The Howard Jarvis Foundation, which was covered by CalSavers since it has more than five employees but has no workplace retirement program, challenged the program in Howard Jarvis Taxpayers Association v. California Secure Choice Retirement Savings Program, arguing that ERISA preempts CalSavers. The District Court for the Eastern District of California, and then the U.S. Court of Appeals for the Ninth Circuit, saw things differently and ruled that ERISA does not preempt it.

More specifically, Zelinsky observes, the 9th Circuit said that CalSavers was not an employee benefit plan under ERISA because the state of California established and maintains it, rather than employers. 

Beyond the Courts 

There is more to CalSavers than simply providing some retirement benefits for those in the Golden State whose employers do not, says Zelinsky. He notes that it was a trailblazer, the first such program a state government adopted—and therefore, has served as a model for other state governments in providing coverage to such employees in their jurisdictions. 

Now that CalSavers proved impervious to that legal challenge, Zelinsky writes that there are two questions about the design of programs like California’s that are state-sponsored IRA programs: 

1. What happens if a state grants an employer discretion by giving the employer the right to voluntarily elect coverage in the state’s program? 
2. What happens if a state authorizes employers to supplement employees’ contributions to their respective state-run IRAs by making employer contributions to their IRAs?

Arguments for a Federal IRA Mandate 

Zelinsky says that three arguments are being made for the federal government to take over and provide such a program on a federal basis.

1. Replacing state programs with a federal mandate would extend ERISA protections to participating employees.
2. There are advantages to national uniformity.
3. Some states do not offer a state-sponsored private sector retirement program and are not likely to do so; in such states, the choice is not between a federal mandate or a state-run program, but between a federal IRA program and nothing.

State Experimentation 

In light of the Jarvis ruling, says Zelinsky, states can experiment with the form a state-administered retirement plan can take and with the details of that plan. 

Zelinsky writes that while most states that have created such programs are using a model like California’s, that is not the only one in use. For instance, Washington State has created a retirement marketplace in which the state vets private plan providers and maintains a website at which employers can compare them. And Vermont is pursuing an ERISA-qualifying multiple employer 401(k) plan. 

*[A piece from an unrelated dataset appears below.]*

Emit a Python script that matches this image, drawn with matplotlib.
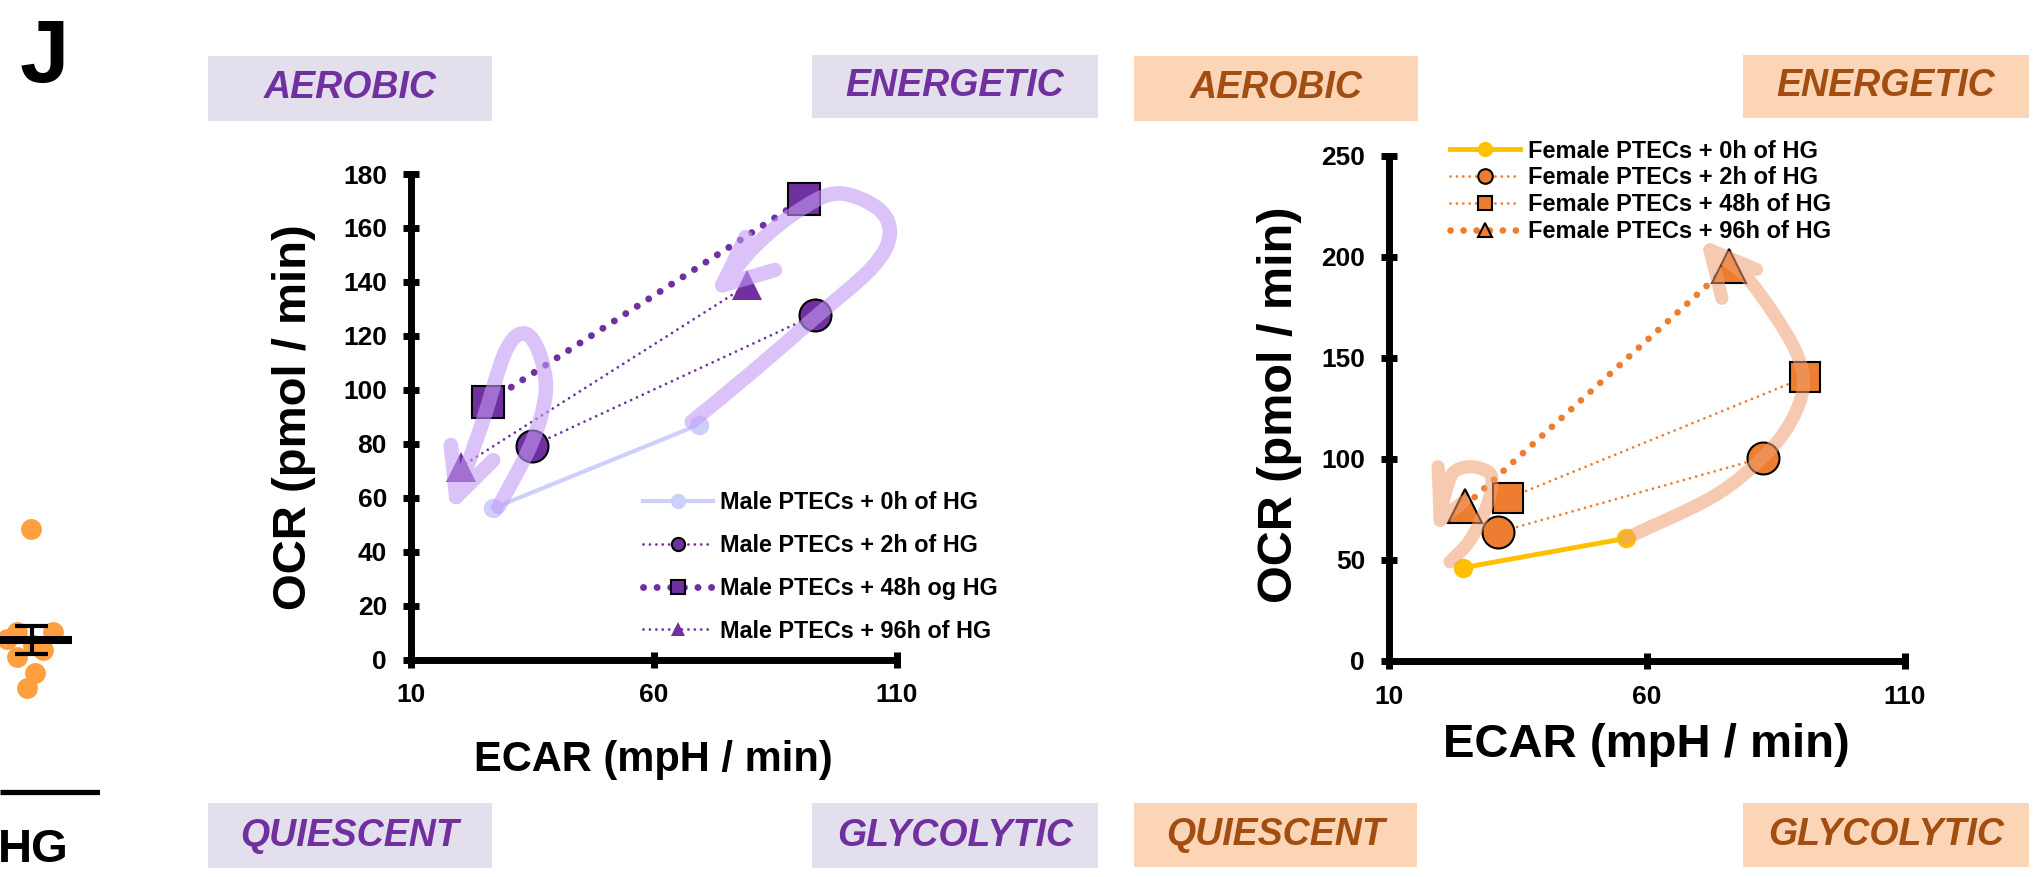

It is possible, Zelinsky says, that no single model will prevail—which he says would suggest that different states may find different models that meet what their particular needs. To facilitate experimentation by the states, Zelinsky says, the federal government should clarify two legal issues:

1. Employers covered by state-administered IRA programs should be allowed to contribute to their employees’ IRAs without those contributions converting the state IRA program into an ERISA-governed arrangement. 
2. Employers not required by state law to participate in a state retirement plan for private-sector employers should be allowed to voluntarily participate without that triggering ERISA coverage for the state plan.

The Bottom Line

Zelinsky believes that: 

  • The federal government should not require private employers to adopt IRAs or other retirement programs; rather, he argues, the states should be encouraged to experiment. 
  • Employers covered by state-run programs should be allowed to contribute to their employees’ IRAs without that converting the state program into an ERISA plan. 
  • Employers not required by state law to participate in a state retirement plan for private-sector employers should be allowed to voluntarily choose to participate without that triggering ERISA coverage for the state plan. 
  • State experimentation with private-sector retirement arrangements will generate not only useful information, but also diverse approaches to the high priority of encouraging Americans of modest means to save for their retirement.